▶ **Task description**
Leave out the pictures and reproduce all of the data exactly.
##########
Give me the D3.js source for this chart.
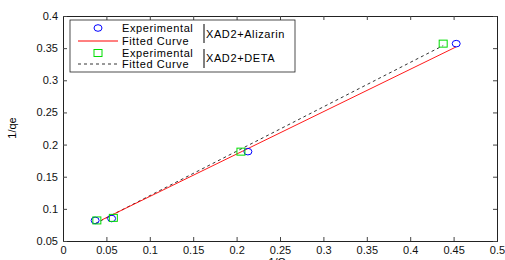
<!DOCTYPE html>
<html lang="en">
<head>
<meta charset="UTF-8">
<title>1/qe vs 1/Ce</title>
<script src="https://d3js.org/d3.v7.min.js"></script>
<style>
  body { margin: 0; background: #fff; }
  text { font-family: "Liberation Sans", Arial, sans-serif; }
</style>
</head>
<body>
<svg id="chart" width="505" height="260"></svg>
<script>
// data
const alizX = [0.037, 0.056, 0.213, 0.453];
const alizY = [0.082, 0.085, 0.189, 0.357];
const detaX = [0.039, 0.058, 0.205, 0.438];
const detaY = [0.082, 0.086, 0.189, 0.357];
// fitted straight lines, end points
const alizFitX = [0.045, 0.453];
const alizFitY = [0.083, 0.352];
const detaFitX = [0.037, 0.438];
const detaFitY = [0.077, 0.354];
const xTicks = [0, 0.05, 0.1, 0.15, 0.2, 0.25, 0.3, 0.35, 0.4, 0.45, 0.5];
const yTicks = [0.05, 0.1, 0.15, 0.2, 0.25, 0.3, 0.35, 0.4];

const svg = d3.select("#chart");
const m = {left: 63, right: 497, top: 16, bottom: 241};

const x = d3.scaleLinear().domain([0, 0.5]).range([m.left, m.right]);
const y = d3.scaleLinear().domain([0.05, 0.4]).range([m.bottom, m.top]);
const fmt = d => d3.format("")(+d.toFixed(2));

// axes, MATLAB style: ticks inward, box around
svg.append("g").attr("transform", `translate(0,${m.bottom})`)
  .call(d3.axisBottom(x).tickValues(xTicks).tickSize(-4).tickPadding(5).tickFormat(fmt));
svg.append("g").attr("transform", `translate(0,${m.top})`)
  .call(d3.axisTop(x).tickValues(xTicks).tickSize(-4).tickFormat(""));
svg.append("g").attr("transform", `translate(${m.left},0)`)
  .call(d3.axisLeft(y).tickValues(yTicks).tickSize(-4).tickPadding(5).tickFormat(fmt));
svg.append("g").attr("transform", `translate(${m.right},0)`)
  .call(d3.axisRight(y).tickValues(yTicks).tickSize(-4).tickFormat(""));
svg.selectAll(".domain").attr("stroke", "#222");
svg.selectAll(".tick line").attr("stroke", "#444");
svg.selectAll(".tick text").attr("font-size", 11).attr("fill", "#111")
  .attr("font-family", "Liberation Sans, Arial, sans-serif");

// axis labels
svg.append("text").attr("x", 280).attr("y", 266)
  .attr("text-anchor", "middle").attr("font-size", 11).text("1/Ce");
svg.append("text").attr("transform", "translate(16,128) rotate(-90)")
  .attr("text-anchor", "middle").attr("font-size", 11).text("1/qe");

const line = d3.line().x(d => x(d[0])).y(d => y(d[1]));

svg.append("path").datum(d3.zip(detaFitX, detaFitY)).attr("d", line)
  .attr("fill", "none").attr("stroke", "#000").attr("stroke-width", 0.8)
  .attr("stroke-dasharray", "3,3");
svg.append("path").datum(d3.zip(alizFitX, alizFitY)).attr("d", line)
  .attr("fill", "none").attr("stroke", "#ff0000").attr("stroke-width", 0.9);

svg.append("g").selectAll("ellipse").data(d3.zip(alizX, alizY)).join("ellipse")
  .attr("cx", d => x(d[0])).attr("cy", d => y(d[1])).attr("rx", 4).attr("ry", 3.3)
  .attr("fill", "none").attr("stroke", "#0000ff").attr("stroke-width", 1);
svg.append("g").selectAll("rect").data(d3.zip(detaX, detaY)).join("rect")
  .attr("x", d => x(d[0]) - 4).attr("y", d => y(d[1]) - 3.5).attr("width", 8).attr("height", 7)
  .attr("fill", "none").attr("stroke", "#00dd00").attr("stroke-width", 1);

// legend
const lg = svg.append("g");
lg.append("rect").attr("x", 70).attr("y", 20).attr("width", 225).attr("height", 52)
  .attr("fill", "#fff").attr("stroke", "#222").attr("stroke-width", 0.8);
const rows = [
  {yy: 28, kind: "circle", label: "Experimental"},
  {yy: 41, kind: "solid", label: "Fitted Curve"},
  {yy: 53, kind: "square", label: "Experimental"},
  {yy: 64, kind: "dash", label: "Fitted Curve"}
];
rows.forEach(r => {
  if (r.kind === "circle")
    lg.append("ellipse").attr("cx", 98).attr("cy", r.yy).attr("rx", 4).attr("ry", 3.3)
      .attr("fill", "none").attr("stroke", "#0000ff");
  if (r.kind === "square")
    lg.append("rect").attr("x", 94).attr("y", r.yy - 3.5).attr("width", 8).attr("height", 7)
      .attr("fill", "none").attr("stroke", "#00dd00");
  if (r.kind === "solid")
    lg.append("line").attr("x1", 78).attr("x2", 118).attr("y1", r.yy).attr("y2", r.yy)
      .attr("stroke", "#ff0000");
  if (r.kind === "dash")
    lg.append("line").attr("x1", 78).attr("x2", 118).attr("y1", r.yy).attr("y2", r.yy)
      .attr("stroke", "#000").attr("stroke-width", 0.8).attr("stroke-dasharray", "3,3");
  lg.append("text").attr("x", 122).attr("y", r.yy + 4).attr("font-size", 11)
    .attr("letter-spacing", 0.6).text(r.label);
});
[{y0: 24, y1: 43, ty: 38, t: "XAD2+Alizarin"}, {y0: 49, y1: 68, ty: 62, t: "XAD2+DETA"}].forEach(g => {
  lg.append("line").attr("x1", 204).attr("x2", 204).attr("y1", g.y0).attr("y2", g.y1)
    .attr("stroke", "#000");
  lg.append("text").attr("x", 206).attr("y", g.ty).attr("font-size", 11)
    .attr("letter-spacing", 0.6).text(g.t);
});
</script>
</body>
</html>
##########
▶ **Response to this exercise**
Give me the D3.js source for this chart.
<!DOCTYPE html>
<html lang="en">
<head>
<meta charset="UTF-8">
<title>1/qe vs 1/Ce</title>
<script src="https://d3js.org/d3.v7.min.js"></script>
<style>
  body { margin: 0; background: #fff; }
  text { font-family: "Liberation Sans", Arial, sans-serif; }
</style>
</head>
<body>
<svg id="chart" width="505" height="260"></svg>
<script>
// data
const alizX = [0.037, 0.056, 0.213, 0.453];
const alizY = [0.082, 0.085, 0.189, 0.357];
const detaX = [0.039, 0.058, 0.205, 0.438];
const detaY = [0.082, 0.086, 0.189, 0.357];
// fitted straight lines, end points
const alizFitX = [0.045, 0.453];
const alizFitY = [0.083, 0.352];
const detaFitX = [0.037, 0.438];
const detaFitY = [0.077, 0.354];
const xTicks = [0, 0.05, 0.1, 0.15, 0.2, 0.25, 0.3, 0.35, 0.4, 0.45, 0.5];
const yTicks = [0.05, 0.1, 0.15, 0.2, 0.25, 0.3, 0.35, 0.4];

const svg = d3.select("#chart");
const m = {left: 63, right: 497, top: 16, bottom: 241};

const x = d3.scaleLinear().domain([0, 0.5]).range([m.left, m.right]);
const y = d3.scaleLinear().domain([0.05, 0.4]).range([m.bottom, m.top]);
const fmt = d => d3.format("")(+d.toFixed(2));

// axes, MATLAB style: ticks inward, box around
svg.append("g").attr("transform", `translate(0,${m.bottom})`)
  .call(d3.axisBottom(x).tickValues(xTicks).tickSize(-4).tickPadding(5).tickFormat(fmt));
svg.append("g").attr("transform", `translate(0,${m.top})`)
  .call(d3.axisTop(x).tickValues(xTicks).tickSize(-4).tickFormat(""));
svg.append("g").attr("transform", `translate(${m.left},0)`)
  .call(d3.axisLeft(y).tickValues(yTicks).tickSize(-4).tickPadding(5).tickFormat(fmt));
svg.append("g").attr("transform", `translate(${m.right},0)`)
  .call(d3.axisRight(y).tickValues(yTicks).tickSize(-4).tickFormat(""));
svg.selectAll(".domain").attr("stroke", "#222");
svg.selectAll(".tick line").attr("stroke", "#444");
svg.selectAll(".tick text").attr("font-size", 11).attr("fill", "#111")
  .attr("font-family", "Liberation Sans, Arial, sans-serif");

// axis labels
svg.append("text").attr("x", 280).attr("y", 266)
  .attr("text-anchor", "middle").attr("font-size", 11).text("1/Ce");
svg.append("text").attr("transform", "translate(16,128) rotate(-90)")
  .attr("text-anchor", "middle").attr("font-size", 11).text("1/qe");

const line = d3.line().x(d => x(d[0])).y(d => y(d[1]));

svg.append("path").datum(d3.zip(detaFitX, detaFitY)).attr("d", line)
  .attr("fill", "none").attr("stroke", "#000").attr("stroke-width", 0.8)
  .attr("stroke-dasharray", "3,3");
svg.append("path").datum(d3.zip(alizFitX, alizFitY)).attr("d", line)
  .attr("fill", "none").attr("stroke", "#ff0000").attr("stroke-width", 0.9);

svg.append("g").selectAll("ellipse").data(d3.zip(alizX, alizY)).join("ellipse")
  .attr("cx", d => x(d[0])).attr("cy", d => y(d[1])).attr("rx", 4).attr("ry", 3.3)
  .attr("fill", "none").attr("stroke", "#0000ff").attr("stroke-width", 1);
svg.append("g").selectAll("rect").data(d3.zip(detaX, detaY)).join("rect")
  .attr("x", d => x(d[0]) - 4).attr("y", d => y(d[1]) - 3.5).attr("width", 8).attr("height", 7)
  .attr("fill", "none").attr("stroke", "#00dd00").attr("stroke-width", 1);

// legend
const lg = svg.append("g");
lg.append("rect").attr("x", 70).attr("y", 20).attr("width", 225).attr("height", 52)
  .attr("fill", "#fff").attr("stroke", "#222").attr("stroke-width", 0.8);
const rows = [
  {yy: 28, kind: "circle", label: "Experimental"},
  {yy: 41, kind: "solid", label: "Fitted Curve"},
  {yy: 53, kind: "square", label: "Experimental"},
  {yy: 64, kind: "dash", label: "Fitted Curve"}
];
rows.forEach(r => {
  if (r.kind === "circle")
    lg.append("ellipse").attr("cx", 98).attr("cy", r.yy).attr("rx", 4).attr("ry", 3.3)
      .attr("fill", "none").attr("stroke", "#0000ff");
  if (r.kind === "square")
    lg.append("rect").attr("x", 94).attr("y", r.yy - 3.5).attr("width", 8).attr("height", 7)
      .attr("fill", "none").attr("stroke", "#00dd00");
  if (r.kind === "solid")
    lg.append("line").attr("x1", 78).attr("x2", 118).attr("y1", r.yy).attr("y2", r.yy)
      .attr("stroke", "#ff0000");
  if (r.kind === "dash")
    lg.append("line").attr("x1", 78).attr("x2", 118).attr("y1", r.yy).attr("y2", r.yy)
      .attr("stroke", "#000").attr("stroke-width", 0.8).attr("stroke-dasharray", "3,3");
  lg.append("text").attr("x", 122).attr("y", r.yy + 4).attr("font-size", 11)
    .attr("letter-spacing", 0.6).text(r.label);
});
[{y0: 24, y1: 43, ty: 38, t: "XAD2+Alizarin"}, {y0: 49, y1: 68, ty: 62, t: "XAD2+DETA"}].forEach(g => {
  lg.append("line").attr("x1", 204).attr("x2", 204).attr("y1", g.y0).attr("y2", g.y1)
    .attr("stroke", "#000");
  lg.append("text").attr("x", 206).attr("y", g.ty).attr("font-size", 11)
    .attr("letter-spacing", 0.6).text(g.t);
});
</script>
</body>
</html>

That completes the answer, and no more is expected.